Estoy encelado de ese Barroco que entró en la
ciudad sin que nadie se diera cuenta. Primero asomó el rostro con la aguda
nariz de las epidemias que le recordaron al hombre su condición mortal: memento mori. Luego se dedicó a quebrar bancos para
dejarla sin la posibilidad de comerciar con el oro y la plata que entraban por
su Arenal y que se acuñaban en su Casa de la Moneda. Pero el Barroco se dejaba
ver en su plenitud a la luz del día, cuando se mezclaban los limpios de sangre con los sucios de bubas, los funcionarios
con los timadores, los clérigos con los fulleros, las damas con las prostitutas,
los banqueros con los timadores, los alguaciles con los aguadores... El Barroco
fue, es y será, esa cultura de masas, esos barrios que no eran de pobres ni de
ricos, esas calles donde los palacio comparten el muro medianero con el corral
de vecinos. El Barroco es la ciudad, y viceversa, aunque tuvieran que pasar
dos siglos para que lo bautizaran con ese nombre.

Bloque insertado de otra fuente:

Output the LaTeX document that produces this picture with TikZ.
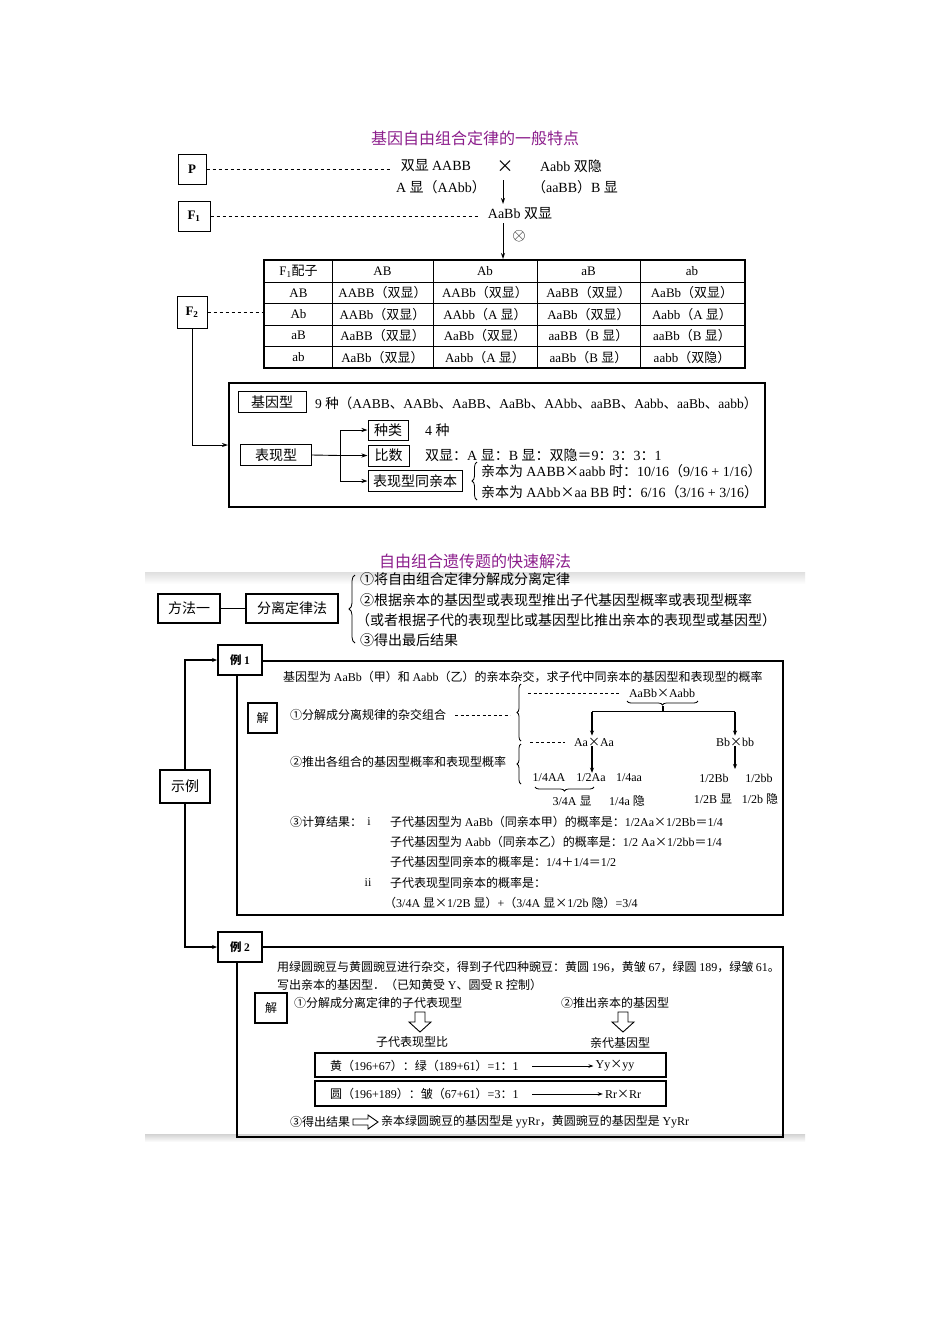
\documentclass[tikz,border=0pt]{standalone}
\usepackage{fontspec}
\setmainfont{Liberation Serif}
\newfontfamily\cjkf{Noto Sans CJK SC}
\XeTeXinterchartokenstate=1
\chardef\cjkcls=10
\makeatletter
\def\setcjkrange#1#2{\count@=#1\relax\loop\XeTeXcharclass\count@=\cjkcls\relax\ifnum\count@<#2\relax\advance\count@\@ne\repeat}
\setcjkrange{"3000}{"303F}
\setcjkrange{"4E00}{"9FFF}
\setcjkrange{"FF00}{"FFEF}
\setcjkrange{"2460}{"24FF}
\XeTeXcharclass"00D7=\cjkcls
\makeatother
\XeTeXinterchartoks 0 \cjkcls = {\cjkf}
\XeTeXinterchartoks 4095 \cjkcls = {\cjkf}
\XeTeXinterchartoks \cjkcls 0 = {\rmfamily}
\XeTeXinterchartoks 4095 0 = {\rmfamily}
\usetikzlibrary{arrows.meta,decorations.pathreplacing}
\definecolor{ttl}{RGB}{140,30,140}
\begin{document}
\begin{tikzpicture}[x=1pt,y=-1pt,
  box/.style={draw,inner sep=0,line width=1pt},
  tbox/.style={draw,inner sep=0,line width=1.6pt},
  tx/.style={inner sep=0},
  fa/.style={font=\fontsize{14}{16}\selectfont},
  fb/.style={font=\fontsize{14}{16}\selectfont},
  ft/.style={font=\fontsize{13}{15}\selectfont},
  fc/.style={font=\fontsize{14}{16}\selectfont},
  fd/.style={font=\fontsize{12}{14}\selectfont},
  dsh/.style={line width=0.8pt,dash pattern=on 3pt off 3pt},
  dsh2/.style={line width=0.7pt,dash pattern=on 3pt off 2.5pt},
  arr1/.style={line width=0.9pt,-{Stealth[length=6pt,width=4pt]}},
  arr2/.style={line width=1.1pt,-{Stealth[length=5pt,width=4pt]}},
  brc/.style={decorate,decoration={brace,amplitude=#1},line width=0.8pt},
  frame/.style={line width=2pt}]
\useasboundingbox (0,0) rectangle (950,1344);
\fill[white] (0,0) rectangle (950,1344);
%% ---------------- section 1
\node[tx,font=\fontsize{16}{18}\selectfont,text=ttl] (title1) at (475,138) {基因自由组合定律的一般特点};
\node[box,minimum width=28,minimum height=30,font=\bfseries\fontsize{13}{15}\selectfont] (P) at (192,169) {P};
\node[box,minimum width=32,minimum height=30,font=\bfseries\fontsize{13}{15}\selectfont] (F1) at (194,216) {F\textsubscript{1}};
\node[box,minimum width=30,minimum height=32,font=\bfseries\fontsize{13}{15}\selectfont] (F2) at (192,312) {F\textsubscript{2}};
\node[tx,fa] (p1) at (436,166) {双显 AABB};
\node[tx,font=\fontsize{17}{17}\selectfont] (cr) at (505,167) {×};
\node[tx,fa] (p2) at (571,166) {Aabb 双隐};
\node[tx,fa] (p3) at (441,187) {A 显（AAbb）};
\node[tx,fa] (p4) at (575,187) {（aaBB）B 显};
\node[tx,fa] (f1t) at (520,214) {AaBb 双显};
\node[tx,font=\fontsize{19}{19}\selectfont] (ot) at (519,236) {$\otimes$};
\coordinate (pd) at (392,169);
\coordinate (fdd) at (480,216);
\draw[dsh] (P.east) -- (pd);
\draw[dsh] (F1.east) -- (fdd);
\coordinate (a1) at (503,180); \coordinate (a2) at (503,204);
\coordinate (a3) at (503,223); \coordinate (a4) at (503,259);
\draw[arr1] (a1) -- (a2);
\draw[arr1] (a3) -- (a4);
% table
\draw[line width=1.1pt] (264,260) rectangle (745,368);
\foreach \yy in {282,303.5,325,346.5} \draw[line width=0.8pt] (264,\yy) -- (745,\yy);
\foreach \xx in {332,433,537,640} \draw[line width=0.8pt] (\xx,260) -- (\xx,368);
\node[tx,ft] (h0) at (298.5,271) {F\textsubscript{1}配子};
\node[tx,ft] (h1) at (382.5,271) {AB};
\node[tx,ft] (h2) at (485,271) {Ab};
\node[tx,ft] (h3) at (588.5,271) {aB};
\node[tx,ft] (h4) at (692,271) {ab};
\foreach \n/\yy/\g/\ca/\cb/\cc/\cd in {
  1/292.75/AB/AABB（双显）/AABb（双显）/AaBB（双显）/AaBb（双显）,
  2/314.25/Ab/AABb（双显）/AAbb（A 显）/AaBb（双显）/Aabb（A 显）,
  3/335.75/aB/AaBB（双显）/AaBb（双显）/aaBB（B 显）/aaBb（B 显）,
  4/357.25/ab/AaBb（双显）/Aabb（A 显）/aaBb（B 显）/aabb（双隐）}{
  \node[tx,ft] (r\n c0) at (298.5,\yy) {\g};
  \node[tx,ft] (r\n c1) at (382.5,\yy) {\ca};
  \node[tx,ft] (r\n c2) at (485,\yy) {\cb};
  \node[tx,ft] (r\n c3) at (588.5,\yy) {\cc};
  \node[tx,ft] (r\n c4) at (692,\yy) {\cd};
}
\draw[dsh] (F2.east) -- (264,312);
% big box
\node[draw,line width=2pt,minimum width=536,minimum height=124,inner sep=0] (bigbox) at (497,445) {};
\draw[arr1] (F2.south) |- (bigbox.west);
\node[box,fb,minimum width=68,minimum height=21] (gt) at (272,402) {基因型};
\node[tx,font=\fontsize{13.5}{15}\selectfont,anchor=west] (gtt) at (315,403) {9 种（AABB、AABb、AaBB、AaBb、AAbb、aaBB、Aabb、aaBb、aabb）};
\node[box,fb,minimum width=71,minimum height=21] (pt) at (276,455) {表现型};
\node[box,fb,minimum width=40,minimum height=20] (zl) at (388,430) {种类};
\node[box,fb,minimum width=41,minimum height=21] (bs) at (388.5,455.5) {比数};
\node[box,fb,minimum width=94,minimum height=21] (tq) at (415,481) {表现型同亲本};
\node[tx,fb,anchor=west] (zlt) at (425,430) {4 种};
\node[tx,fb,anchor=west] (bst) at (425,455) {双显：A 显：B 显：双隐＝9：3：3：1};
\node[tx,fb,anchor=west] (tq1) at (481,471) {亲本为 AABB×aabb 时：10/16（9/16 + 1/16）};
\node[tx,fb,anchor=west] (tq2) at (481,492) {亲本为 AAbb×aa BB 时：6/16（3/16 + 3/16）};
\draw[brc=5pt] (477,500) -- (477,462);
\coordinate (jn) at (340,455.5);
\draw[line width=0.9pt] (pt.east) -- (jn);
\draw[arr1] (jn) |- (zl.west);
\draw[arr1] (jn) -- (bs.west);
\draw[arr1] (jn) |- (tq.west);
%% ---------------- section 2
\shade[top color=gray!25,bottom color=white] (145,572) rectangle (805,584);
\shade[top color=gray!35,bottom color=white] (145,1134) rectangle (805,1142);
\node[tx,font=\fontsize{16}{18}\selectfont,text=ttl] (title2) at (475,561) {自由组合遗传题的快速解法};
\node[tbox,fc,minimum width=62,minimum height=29] (ff) at (189,608.5) {方法一};
\node[tbox,fc,minimum width=92,minimum height=29] (fl) at (292,608.5) {分离定律法};
\draw[line width=1.6pt] (ff) -- (fl);
\draw[brc=6pt] (355,643) -- (355,575);
\node[tx,fc,anchor=west] (m1) at (360,579) {①将自由组合定律分解成分离定律};
\node[tx,fc,anchor=west] (m2) at (360,600) {②根据亲本的基因型或表现型推出子代基因型概率或表现型概率};
\node[tx,fc,anchor=west] (m3) at (356,620) {（或者根据子代的表现型比或基因型比推出亲本的表现型或基因型）};
\node[tx,fc,anchor=west] (m4) at (360,640) {③得出最后结果};
\node[tbox,fc,minimum width=50,minimum height=33] (sl) at (185,786.5) {示例};
% example 1
\draw[frame] (237,661) rectangle (783,915);
\node[draw,fill=white,line width=2pt,inner sep=0,minimum width=44,minimum height=30,font=\bfseries\fontsize{11.5}{13}\selectfont] (e1) at (240,660) {例 1};
\draw[arr2] (sl.north) |- (e1.west);
\node[tx,fd,anchor=west] (q1) at (283,677) {基因型为 AaBb（甲）和 Aabb（乙）的亲本杂交，求子代中同亲本的基因型和表现型的概率};
\node[box,fd,line width=1.2pt,minimum width=29,minimum height=30] (j1) at (262.5,718) {解};
\node[tx,fd,anchor=west] (s1) at (290,715) {①分解成分离规律的杂交组合};
\node[tx,fd,anchor=west] (s2) at (290,762) {②推出各组合的基因型概率和表现型概率};
\coordinate (d1a) at (455,715); \coordinate (d1b) at (510,715);
\draw[dsh2] (d1a) -- (d1b);
\draw[brc=4pt] (521,741) -- (521,684);
\draw[brc=4pt] (521,784) -- (521,744);
\node[tx,fd] (cx) at (662,693) {AaBb×Aabb};
\coordinate (d2a) at (528,693);
\coordinate (d2b) at (620,693);
\draw[dsh2] (d2a) -- (d2b);
\draw[brc=4pt] (698,701) -- (627,701);
\coordinate (u1) at (663,706); \coordinate (u2) at (663,711.5);
\coordinate (hl) at (592,711.5); \coordinate (hr) at (735,711.5);
\draw[line width=1.1pt] (u1) -- (u2);
\draw[line width=1.1pt] (hl) -- (hr);
\node[tx,fd] (aa) at (594,742) {Aa×Aa};
\node[tx,fd] (bb) at (735,742) {Bb×bb};
\draw[arr2,shorten >=2pt] (hl) -- (hl |- aa.north);
\draw[arr2,shorten >=2pt] (hr) -- (bb.north);
\coordinate (d3a) at (530,742); \coordinate (d3b) at (565,742);
\draw[dsh2] (d3a) -- (d3b);
\node[tx,fd] (g1) at (549,778) {1/4AA};
\node[tx,fd] (g2) at (591,778) {1/2Aa};
\node[tx,fd] (g3) at (629,778) {1/4aa};
\node[tx,fd] (g4) at (714,778) {1/2Bb};
\node[tx,fd] (g5) at (759,778) {1/2bb};
\draw[arr2,shorten >=1pt] (aa.south -| hl) -- (hl |- g2.north);
\coordinate (bbe) at (735,769);
\draw[arr2] (bb.south) -- (bbe);
\draw[brc=4pt] (594,787) -- (535,787);
\node[tx,fd] (k1) at (572,801) {3/4A 显};
\node[tx,fd] (k2) at (627,801) {1/4a 隐};
\node[tx,fd] (k3) at (713,799) {1/2B 显};
\node[tx,fd] (k4) at (760,799) {1/2b 隐};
\node[tx,fd,anchor=west] (s3) at (290,822) {③计算结果：};
\node[tx,fd] (ri) at (369,822) {i};
\node[tx,fd] (rii) at (368,883) {ii};
\node[tx,fd,anchor=west] (c1) at (390,822) {子代基因型为 AaBb（同亲本甲）的概率是：1/2Aa×1/2Bb＝1/4};
\node[tx,fd,anchor=west] (c2) at (390,842) {子代基因型为 Aabb（同亲本乙）的概率是：1/2 Aa×1/2bb＝1/4};
\node[tx,fd,anchor=west] (c3) at (390,862) {子代基因型同亲本的概率是：1/4＋1/4＝1/2};
\node[tx,fd,anchor=west] (c4) at (390,883) {子代表现型同亲本的概率是：};
\node[tx,fd,anchor=west] (c5) at (384,903) {（3/4A 显×1/2B 显）+（3/4A 显×1/2b 隐）=3/4};
% example 2
\draw[frame] (237,947) rectangle (783,1137);
\node[draw,fill=white,line width=2pt,inner sep=0,minimum width=44,minimum height=30,font=\bfseries\fontsize{11.5}{13}\selectfont] (e2) at (240,947) {例 2};
\draw[arr2] (sl.south) |- (e2.west);
\node[tx,fd,anchor=west] (q2a) at (277,967) {用绿圆豌豆与黄圆豌豆进行杂交，得到子代四种豌豆：黄圆 196，黄皱 67，绿圆 189，绿皱 61。};
\node[tx,fd,anchor=west] (q2b) at (277,985) {写出亲本的基因型．（已知黄受 Y、圆受 R 控制）};
\node[box,fd,line width=1.2pt,minimum width=32,minimum height=30] (j2) at (271,1008) {解};
\node[tx,fd] (v1) at (378,1003) {①分解成分离定律的子代表现型};
\node[tx,fd] (v2) at (615,1003) {②推出亲本的基因型};
\draw[line width=0.9pt] (415,1012) -- (425,1012) -- (425,1022) -- (431,1022) -- (420,1032) -- (409,1022) -- (415,1022) -- cycle;
\draw[line width=0.9pt] (618,1012) -- (628,1012) -- (628,1022) -- (634,1022) -- (623,1032) -- (612,1022) -- (618,1022) -- cycle;
\node[tx,fd] (w1) at (412,1042) {子代表现型比};
\node[tx,fd] (w2) at (620,1043) {亲代基因型};
\node[box,line width=1.2pt,minimum width=351,minimum height=24] (rb1) at (490.5,1065) {};
\node[box,line width=1.2pt,minimum width=351,minimum height=25] (rb2) at (490.5,1093.5) {};
\node[tx,fd,anchor=west] (rt1) at (330,1066) {黄（196+67）：绿（189+61）=1：1};
\node[tx,fd,anchor=west] (rt2) at (330,1094) {圆（196+189）：皱（67+61）=3：1};
\node[tx,fd] (ry1) at (615,1066) {Yy×yy};
\node[tx,fd] (ry2) at (623,1094) {Rr×Rr};
\coordinate (ar1) at (532,1066); \coordinate (ar2) at (532,1094);
\draw[line width=0.8pt,-{Stealth[length=5pt,width=3.5pt]},shorten >=2pt] (ar1) -- (ry1.west);
\draw[line width=0.8pt,-{Stealth[length=5pt,width=3.5pt]},shorten >=2pt] (ar2) -- (ry2.west);
\node[tx,fd,anchor=west] (z1) at (290,1122) {③得出结果};
\draw[line width=0.9pt] (353,1119) -- (368,1119) -- (368,1115) -- (378,1122) -- (368,1129) -- (368,1125) -- (353,1125) -- cycle;
\node[tx,fd,anchor=west] (z2) at (381,1122) {亲本绿圆豌豆的基因型是 yyRr，黄圆豌豆的基因型是 YyRr};
\end{tikzpicture}
\end{document}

El Barroco también era y es ese engaño en el que puede caer quien se
acerque a esa Sevilla con los ojos de otra época. Mezclados, pero no iguales.
Líneas divisorias trazadas a cordel. Desde la vivienda hasta el oficio, desde
el apellido hasta las rentas. Pero no había, ni hay frontera que sea
infranqueable cuando la voluntad, el genio, la ambición y la inteligencia se unen
en una misma ciudad.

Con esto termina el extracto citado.